Frequently Asked Questions
How does JWT expiry work?
The exp claim is a Unix timestamp. When a server receives a JWT, it checks if the current time (in seconds) is greater than exp. If yes, the token is rejected with a 401 Unauthorized. The issuer sets exp when creating the token — typically 15 minutes to 24 hours for access tokens.
What happens when a JWT expires?
The server rejects it with 401 Unauthorized. The client must get a new token — either by using a refresh token (OAuth 2.0 pattern), re-authenticating the user, or silently refreshing if within the allowed window. Never extend an expired token client-side — always get a fresh one from the server.
How long should a JWT access token be valid?

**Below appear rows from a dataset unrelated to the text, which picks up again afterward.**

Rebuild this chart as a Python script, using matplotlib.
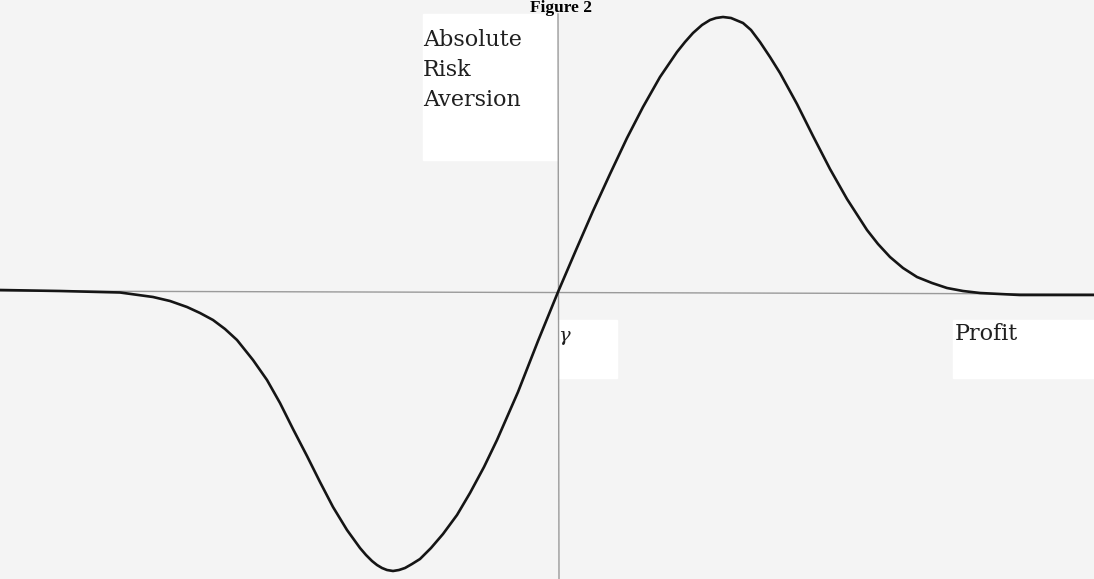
import matplotlib
matplotlib.use("Agg")
import matplotlib.pyplot as plt
from matplotlib.patches import Rectangle

# curve (pixel positions, y grows downward)
profit_x = [0, 60, 120, 153, 170, 187, 200, 213, 225, 237, 253, 267, 280, 293,
            307, 320, 333, 347, 360, 366, 372, 377, 382, 387, 393, 399, 405,
            412, 420, 431, 443, 457, 470, 484, 497, 518, 538, 558,
            576, 593, 610, 627, 643, 660, 677, 685, 693, 702, 710, 716, 723,
            731, 743, 751, 760, 770, 780, 797, 813, 830, 847, 867, 878, 890,
            903, 917, 932, 947, 963, 980, 1020, 1094]
ara_y = [290, 291, 292.5, 297, 301, 307, 313, 320, 329, 340, 360, 380, 403, 429,
         456, 482, 507, 530, 548, 555, 561, 565, 568, 570, 571, 570, 568,
         564, 559, 548, 534, 515, 493, 467, 440, 392, 341, 292,
         250, 211, 174, 138, 107, 77, 52, 42, 33, 25, 20, 18, 17,
         18, 23, 30, 42, 57, 73, 104, 136, 169, 199, 230, 244, 257,
         268, 277, 283, 288, 291, 293, 295, 295]

# axes lines
h_axis_x = [0, 1094]
h_axis_y = [291, 294]
v_axis_x = [558, 559]
v_axis_y = [14, 579]

title = "Figure 2"
y_label = ["Absolute", "Risk", "Aversion"]
x_label = "Profit"
origin_label = "\u03b3"

fig = plt.figure(figsize=(10.94, 5.79), dpi=100)
fig.patch.set_facecolor("#f4f4f4")
ax = fig.add_axes([0, 0, 1, 1])
ax.set_facecolor("#f4f4f4")
ax.set_xlim(0, 1094)
ax.set_ylim(579, 0)
ax.axis("off")

# white boxes behind the labels
ax.add_patch(Rectangle((423, 14), 134, 146, color="white", zorder=1))
ax.add_patch(Rectangle((953, 320), 141, 58, color="white", zorder=1))
ax.add_patch(Rectangle((558, 320), 59, 58, color="white", zorder=1))

ax.plot(h_axis_x, h_axis_y, color="#9a9a9a", lw=1.0, zorder=2)
ax.plot(v_axis_x, v_axis_y, color="#9a9a9a", lw=1.0, zorder=2)

ax.plot(profit_x, ara_y, color="#151515", lw=1.9, zorder=3,
        solid_capstyle="round", solid_joinstyle="round")

ax.text(561, 0, title, ha="center", va="top", fontsize=12.5,
        fontweight="bold", family="Liberation Serif", zorder=4)

for i, line in enumerate(y_label):
    ax.text(423, 40 + 30 * i, line, ha="left", va="center", fontsize=16,
            family="DejaVu Serif", color="#202020", zorder=4)

ax.text(955, 334, x_label, ha="left", va="center", fontsize=16,
        family="DejaVu Serif", color="#202020", zorder=4)
ax.text(558, 336, origin_label, ha="left", va="center", fontsize=14,
        style="italic", family="DejaVu Serif", color="#202020", zorder=4)

fig.savefig("out.png", dpi=100, facecolor=fig.get_facecolor())
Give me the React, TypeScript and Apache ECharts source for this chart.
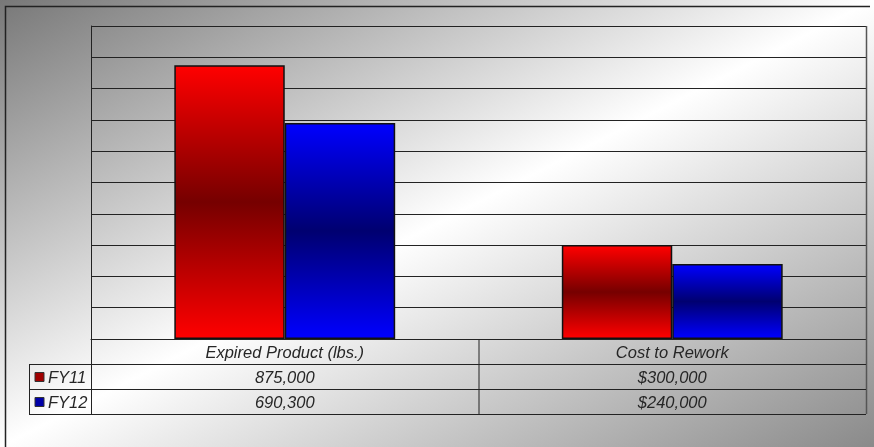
import React, { useEffect, useRef } from "react";
import * as echarts from "echarts";

const categories = ["Expired Product (lbs.)", "Cost to Rework"];
const seriesNames = ["FY11", "FY12"];
const fy11Values = [875000, 300000];
const fy12Values = [690300, 240000];
const valuePrefixes = ["", "$"];
const yMin = 0;
const yMax = 1000000;
const yInterval = 100000;

const W = 874;
const H = 447;
const GRID = { left: 91, right: 8, top: 26, bottom: 108 };
const FONT = "'Liberation Sans', Arial, sans-serif";
const FONT_SIZE = 16.5;
const LINE = "#222";
const TEXT = "#262626";

const fmt = (v: number, prefix: string) =>
  prefix + v.toString().replace(/\B(?=(\d{3})+(?!\d))/g, ",");

const barGradient = (edge: string, mid: string) =>
  new echarts.graphic.LinearGradient(0, 0, 0, 1, [
    { offset: 0, color: edge },
    { offset: 0.5, color: mid },
    { offset: 1, color: edge },
  ]);

export default function App() {
  const ref = useRef<HTMLDivElement>(null);

  useEffect(() => {
    if (!ref.current) return;
    const chart = echarts.init(ref.current, undefined, { renderer: "svg", width: W, height: H });

    const seriesData = [fy11Values, fy12Values];
    const seriesColors = [
      { edge: "#ff0000", mid: "#760000", marker: "#a00000" },
      { edge: "#0000ff", mid: "#000070", marker: "#0000a8" },
    ];

    chart.setOption({
      animation: false,
      grid: { ...GRID, containLabel: false },
      xAxis: {
        type: "category",
        data: categories,
        axisLine: { show: true, lineStyle: { color: LINE, width: 1 } },
        axisTick: { show: false },
        axisLabel: {
          fontSize: FONT_SIZE,
          fontStyle: "italic",
          fontFamily: FONT,
          color: TEXT,
          margin: 13,
          verticalAlign: "middle",
          interval: 0,
        },
      },
      yAxis: {
        type: "value",
        min: yMin,
        max: yMax,
        interval: yInterval,
        axisLabel: { show: false },
        axisTick: { show: false },
        axisLine: { show: true, lineStyle: { color: LINE, width: 1 } },
        splitLine: { show: true, lineStyle: { color: LINE, width: 1 } },
      },
      series: seriesNames.map((name, i) => ({
        name,
        type: "bar",
        data: seriesData[i],
        barGap: "0%",
        barCategoryGap: "43%",
        itemStyle: {
          color: barGradient(seriesColors[i].edge, seriesColors[i].mid),
          borderColor: "#111",
          borderWidth: 1.5,
        },
      })),
    });

    const plotLeft = GRID.left;
    const plotRight = W - GRID.right;
    const plotTop = GRID.top;
    const plotBottom = H - GRID.bottom;
    const rowH = 25;
    const rowTops = [plotBottom, plotBottom + rowH, plotBottom + 2 * rowH, plotBottom + 3 * rowH];
    const legendLeft = 29;
    const catBoundary = plotLeft + (plotRight - plotLeft) / 2;

    const elements: any[] = [];
    elements.push({
      type: "rect",
      z: -100,
      silent: true,
      shape: { x: 0, y: 0, width: W, height: H },
      style: {
        fill: new echarts.graphic.LinearGradient(0, 0, 1, 1, [
          { offset: 0, color: "#787878" },
          { offset: 0.5, color: "#ffffff" },
          { offset: 1, color: "#8a8a8a" },
        ]),
      },
    });
    elements.push({
      type: "polyline",
      z: 5,
      shape: { points: [[5.5, H], [5.5, 6.5], [870, 6.5]] },
      style: { stroke: LINE, lineWidth: 1.5, fill: null },
    });
    elements.push({
      type: "line",
      z: 5,
      shape: { x1: plotRight + 0.5, y1: plotTop, x2: plotRight + 0.5, y2: rowTops[3] },
      style: { stroke: "#555", lineWidth: 1.5 },
    });
    [rowTops[1], rowTops[2], rowTops[3]].forEach((y) => {
      elements.push({
        type: "line",
        z: 5,
        shape: { x1: legendLeft, y1: y + 0.5, x2: plotRight, y2: y + 0.5 },
        style: { stroke: LINE, lineWidth: 1 },
      });
    });
    [legendLeft, plotLeft, catBoundary].forEach((x) => {
      elements.push({
        type: "line",
        z: 5,
        shape: {
          x1: x + 0.5,
          y1: x === legendLeft ? rowTops[1] : plotBottom,
          x2: x + 0.5,
          y2: rowTops[3],
        },
        style: { stroke: LINE, lineWidth: 1 },
      });
    });

    seriesNames.forEach((name, si) => {
      const cy = rowTops[si + 1] + rowH / 2 + 0.5;
      elements.push({
        type: "rect",
        z: 6,
        shape: { x: 35, y: cy - 4.5, width: 9, height: 9 },
        style: { fill: seriesColors[si].marker, stroke: "#333", lineWidth: 1 },
      });
      elements.push({
        type: "text",
        z: 6,
        x: 48,
        y: cy,
        style: {
          text: name,
          font: `italic ${FONT_SIZE}px ${FONT}`,
          fill: TEXT,
          textAlign: "left",
          textVerticalAlign: "middle",
        },
      });
      categories.forEach((_, ci) => {
        const px = chart.convertToPixel({ xAxisIndex: 0 }, ci) as number;
        elements.push({
          type: "text",
          z: 6,
          x: px,
          y: cy,
          style: {
            text: fmt(seriesData[si][ci], valuePrefixes[ci]),
            font: `italic ${FONT_SIZE}px ${FONT}`,
            fill: TEXT,
            textAlign: "center",
            textVerticalAlign: "middle",
          },
        });
      });
    });

    chart.setOption({ graphic: { elements } });

    return () => chart.dispose();
  }, []);

  return (
    <div
      ref={ref}
      style={{ position: "fixed", left: 0, top: 0, width: W, height: H }}
    />
  );
}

Best practice: 15 minutes for sensitive APIs (banking, admin), 1 hour for standard web apps, up to 24 hours for mobile apps with refresh token rotation. Short-lived tokens minimize the damage if a token is stolen. Use refresh tokens for seamless UX without forcing re-login.
What is clock skew and how does it affect JWT expiry?
Clock skew is when the issuer server and verifier server have slightly different clocks. A token expired 30 seconds ago on the issuer might still appear valid on a verifier with a 1-minute clock skew. JWT libraries handle this with a "leeway" parameter — typically 30-60 seconds — to tolerate small clock differences.
Can I extend a JWT expiry without re-issuing?
No — JWT claims are part of the signature. Modifying exp invalidates the signature. To extend expiry, you must issue a new JWT. This is why refresh tokens exist — they are long-lived tokens (7-30 days) used only to get new short-lived access tokens without requiring the user to log in again.